§ Aim: Repeat the material verbatim and drop the pictures.

• • •

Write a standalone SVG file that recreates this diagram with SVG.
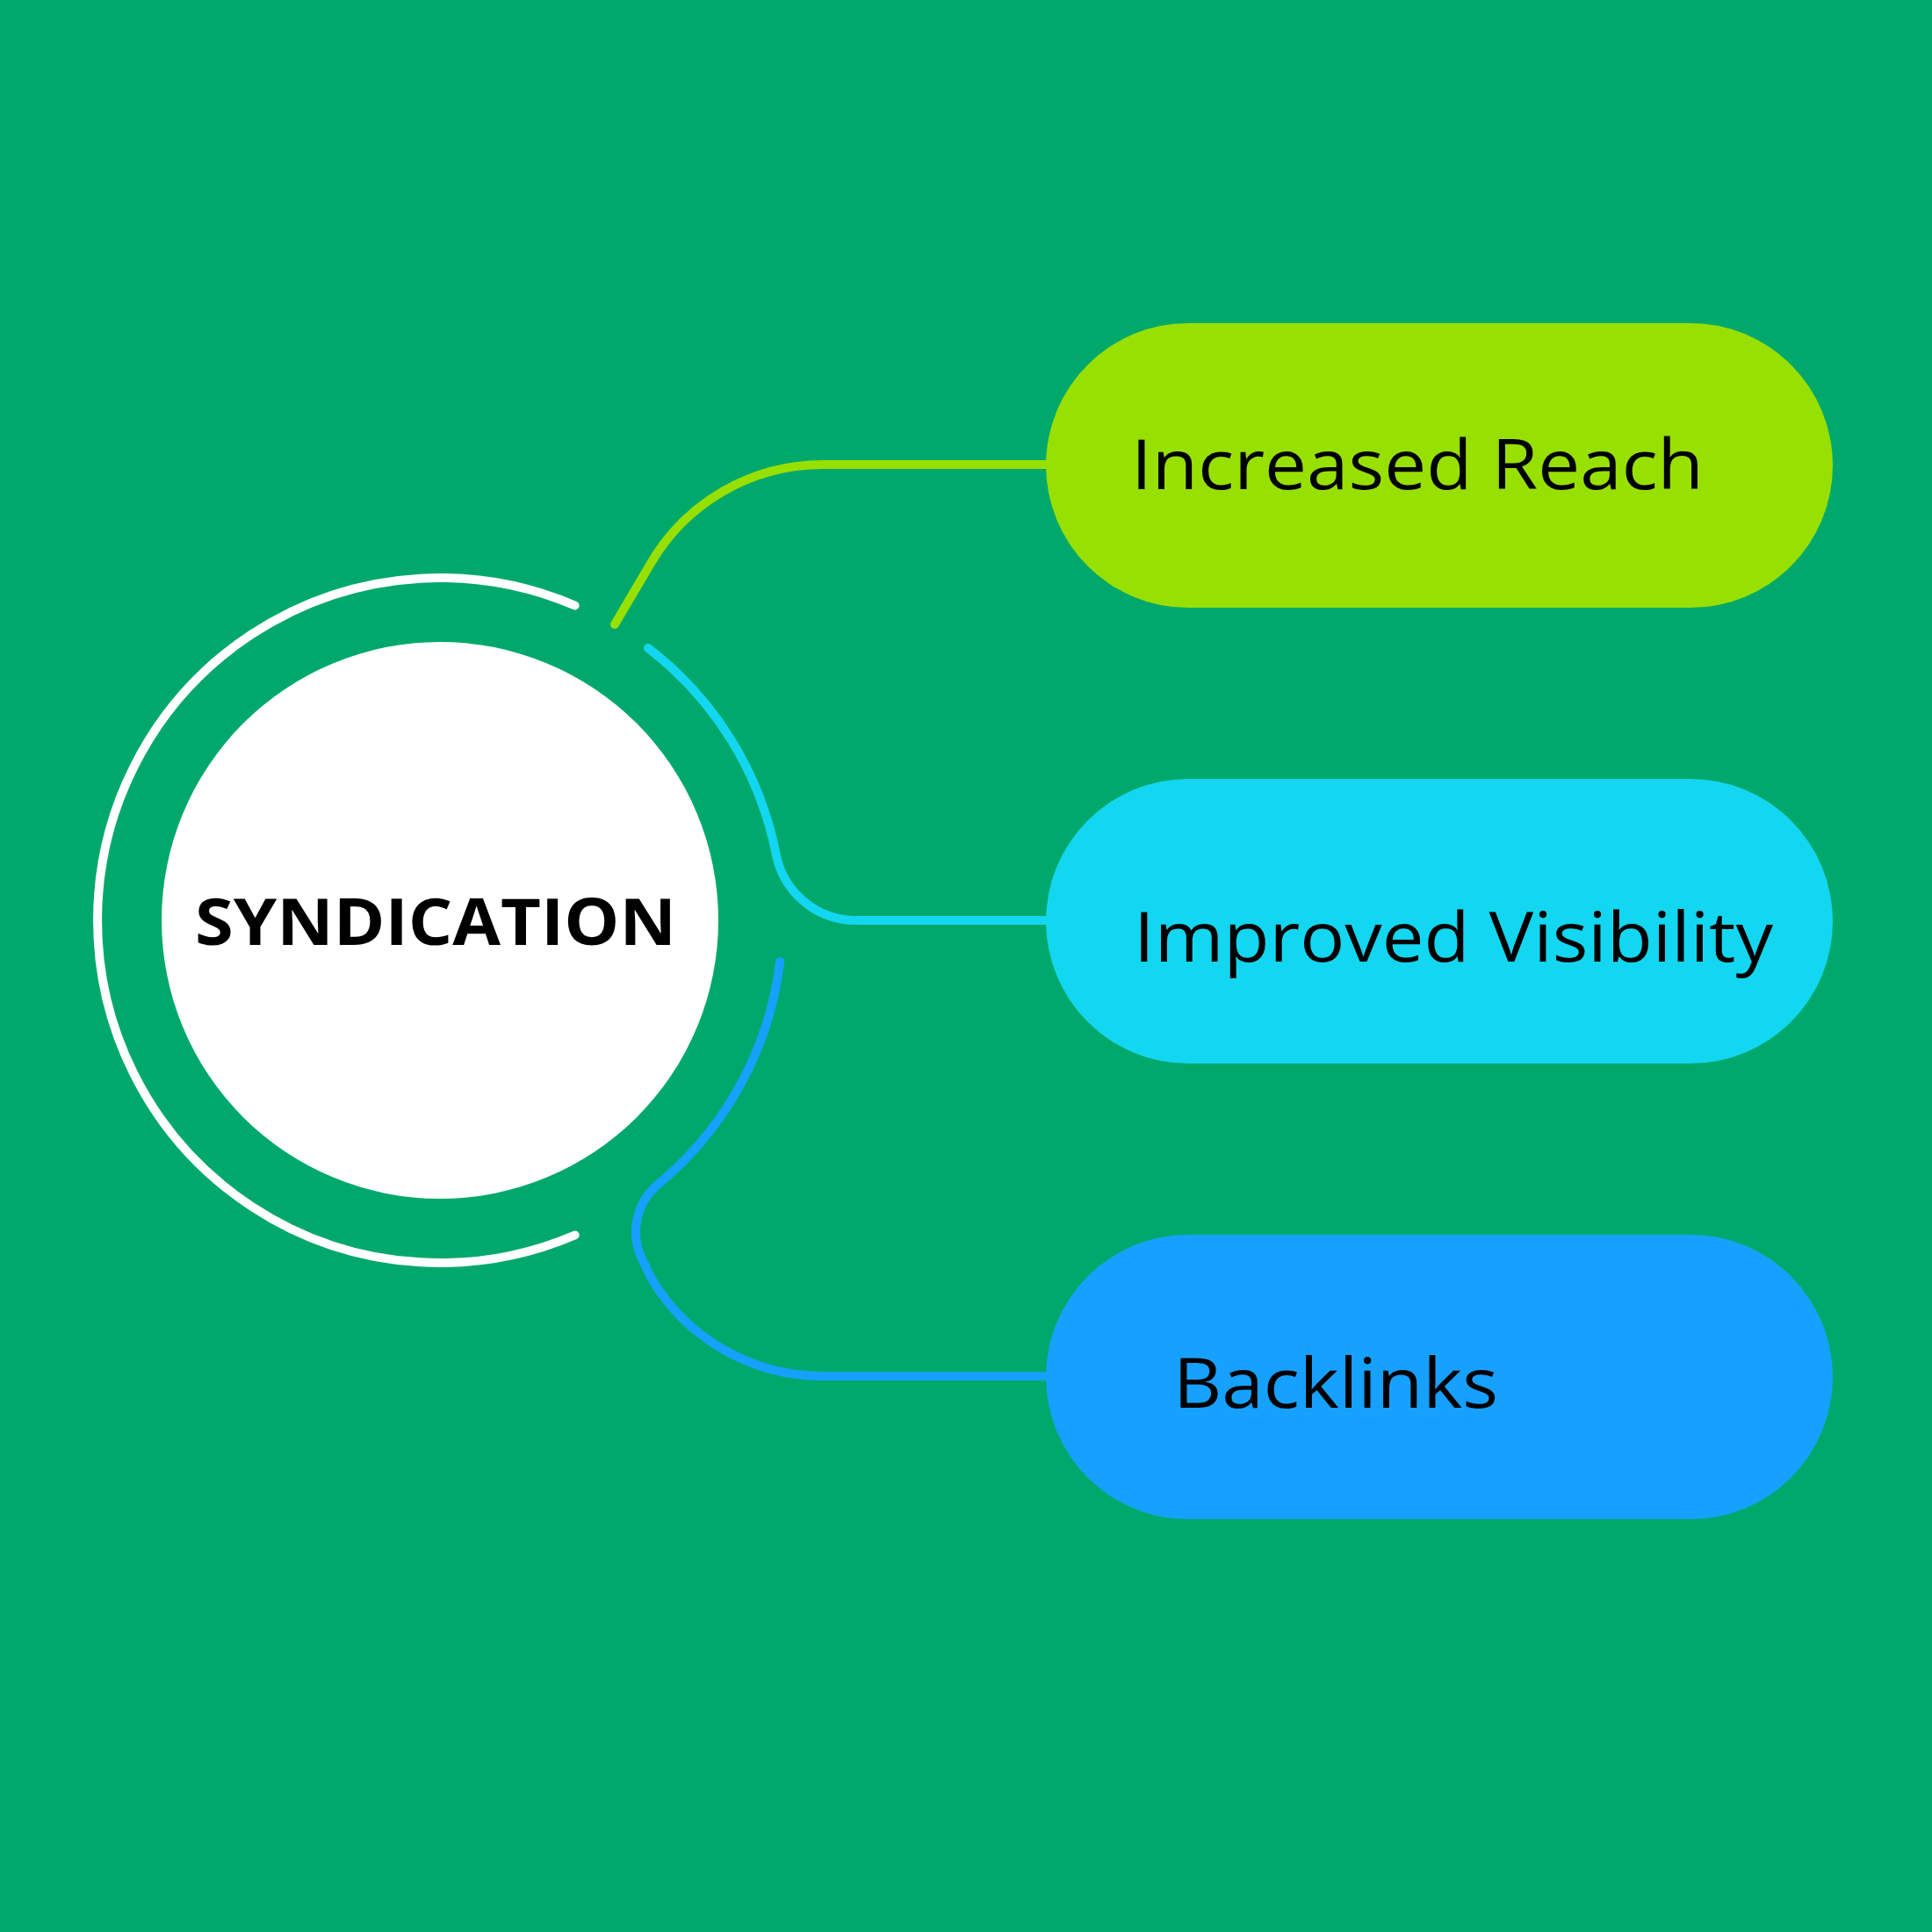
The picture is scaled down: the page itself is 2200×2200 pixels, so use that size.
<svg xmlns="http://www.w3.org/2000/svg" width="2200" height="2200" viewBox="0 0 2200 2200">
  <style>
    .conn { fill: none; stroke-width: 10; stroke-linecap: round; stroke-linejoin: round; }
    .label { font-family: "Open Sans", "Liberation Sans", sans-serif; font-size: 78px; fill: #000000; }
    .title { font-family: "Open Sans", "Liberation Sans", sans-serif; font-size: 74px; font-weight: 700; fill: #000000; }
  </style>
  <rect x="0" y="0" width="2200" height="2200" fill="#00A96B"/>

  <g id="connectors">
    <path class="conn" stroke="#98E002" d="M 700 711 L 741 641.5 A 227 227 0 0 1 937 529 L 1200 529"/>
    <path class="conn" stroke="#13D6F0" d="M 738 738 A 390 390 0 0 1 883.7 972.9 A 93 93 0 0 0 975 1048 L 1200 1048"/>
    <path class="conn" stroke="#16A0FF" d="M 888.2 1094.9 A 390 390 0 0 1 749.7 1348.3 A 71 71 0 0 0 733.7 1438.8 L 741 1454.5 A 227 227 0 0 0 937 1567 L 1200 1567"/>
  </g>

  <g id="center">
    <path d="M 654.6 689.5 A 390 390 0 1 0 654.6 1406.5" fill="none" stroke="#FFFFFF" stroke-width="10" stroke-linecap="round"/>
    <circle cx="501" cy="1048" r="317" fill="#FFFFFF"/>
    <text class="title" x="222" y="1076" textLength="548" lengthAdjust="spacingAndGlyphs">SYNDICATION</text>
  </g>

  <g id="node-increased-reach">
    <rect x="1191" y="368" width="896" height="324" rx="162" ry="162" fill="#98E002"/>
    <text class="label" x="1288" y="557" textLength="652" lengthAdjust="spacingAndGlyphs">Increased Reach</text>
  </g>

  <g id="node-improved-visibility">
    <rect x="1191" y="887" width="896" height="324" rx="162" ry="162" fill="#13D7F1"/>
    <text class="label" x="1291" y="1095" textLength="728" lengthAdjust="spacingAndGlyphs">Improved Visibility</text>
  </g>

  <g id="node-backlinks">
    <rect x="1191" y="1406" width="896" height="324" rx="162" ry="162" fill="#16A1FF"/>
    <text class="label" x="1336" y="1603" textLength="370" lengthAdjust="spacingAndGlyphs">Backlinks</text>
  </g>
</svg>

• • •

§ Solution for this exercise:
Write a standalone SVG file that recreates this diagram with SVG.
The picture is scaled down: the page itself is 2200×2200 pixels, so use that size.
<svg xmlns="http://www.w3.org/2000/svg" width="2200" height="2200" viewBox="0 0 2200 2200">
  <style>
    .conn { fill: none; stroke-width: 10; stroke-linecap: round; stroke-linejoin: round; }
    .label { font-family: "Open Sans", "Liberation Sans", sans-serif; font-size: 78px; fill: #000000; }
    .title { font-family: "Open Sans", "Liberation Sans", sans-serif; font-size: 74px; font-weight: 700; fill: #000000; }
  </style>
  <rect x="0" y="0" width="2200" height="2200" fill="#00A96B"/>

  <g id="connectors">
    <path class="conn" stroke="#98E002" d="M 700 711 L 741 641.5 A 227 227 0 0 1 937 529 L 1200 529"/>
    <path class="conn" stroke="#13D6F0" d="M 738 738 A 390 390 0 0 1 883.7 972.9 A 93 93 0 0 0 975 1048 L 1200 1048"/>
    <path class="conn" stroke="#16A0FF" d="M 888.2 1094.9 A 390 390 0 0 1 749.7 1348.3 A 71 71 0 0 0 733.7 1438.8 L 741 1454.5 A 227 227 0 0 0 937 1567 L 1200 1567"/>
  </g>

  <g id="center">
    <path d="M 654.6 689.5 A 390 390 0 1 0 654.6 1406.5" fill="none" stroke="#FFFFFF" stroke-width="10" stroke-linecap="round"/>
    <circle cx="501" cy="1048" r="317" fill="#FFFFFF"/>
    <text class="title" x="222" y="1076" textLength="548" lengthAdjust="spacingAndGlyphs">SYNDICATION</text>
  </g>

  <g id="node-increased-reach">
    <rect x="1191" y="368" width="896" height="324" rx="162" ry="162" fill="#98E002"/>
    <text class="label" x="1288" y="557" textLength="652" lengthAdjust="spacingAndGlyphs">Increased Reach</text>
  </g>

  <g id="node-improved-visibility">
    <rect x="1191" y="887" width="896" height="324" rx="162" ry="162" fill="#13D7F1"/>
    <text class="label" x="1291" y="1095" textLength="728" lengthAdjust="spacingAndGlyphs">Improved Visibility</text>
  </g>

  <g id="node-backlinks">
    <rect x="1191" y="1406" width="896" height="324" rx="162" ry="162" fill="#16A1FF"/>
    <text class="label" x="1336" y="1603" textLength="370" lengthAdjust="spacingAndGlyphs">Backlinks</text>
  </g>
</svg>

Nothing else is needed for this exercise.